Although the comparison has always been reductive, parts of this third season feel a bit like the latter years of Sex and the City, when the show’s sharp edges got softened (and the clothes all got much better.) It happens to all long-running shows, eventually. But Dunham came of age during the era of brazen mid-show reboots: Think of Mad Men‘s fourth season, with Divorced Don and the new ad agency, or Parks & Recreation, which constantly reshuffles its characters’ day-to-day life even while it maintains roughly unchanging character dynamics.

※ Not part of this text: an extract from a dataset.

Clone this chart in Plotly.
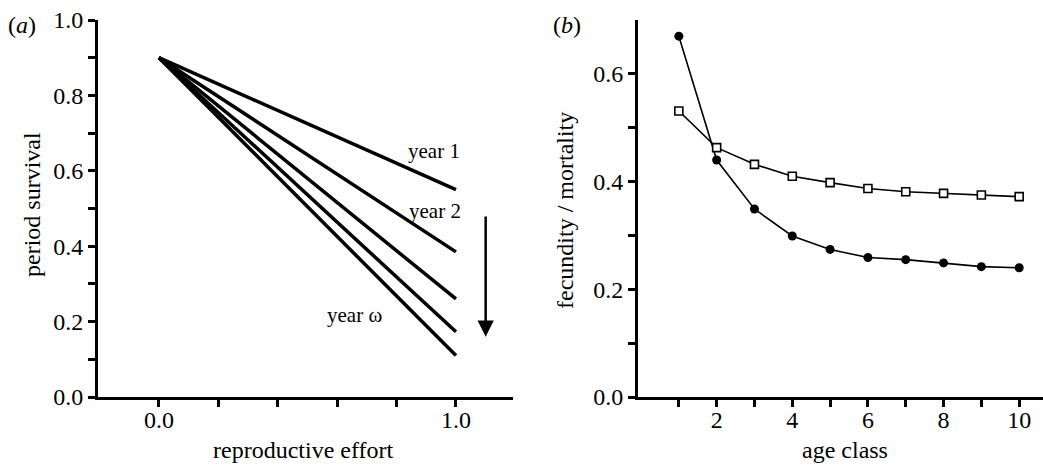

Dunham and her fellow producers have shown a willingness tomake bold, potentially off-putting creative decisions: See, Adam and Natalia and one of the most disturbing sex scenes in HBO’s boobsy history. Imagine what they could do if they really threw out the playbook, upended their narrative chessboard; if Dunham-as-Writer was allowed to explore onscreen the development of Dunham-as-Public-Figure. Girls has always had lots of savvy, intriguing, funny, sad, occasionally-unwieldly, always-fascinating things to say about women. Imagine what it could say about Girls.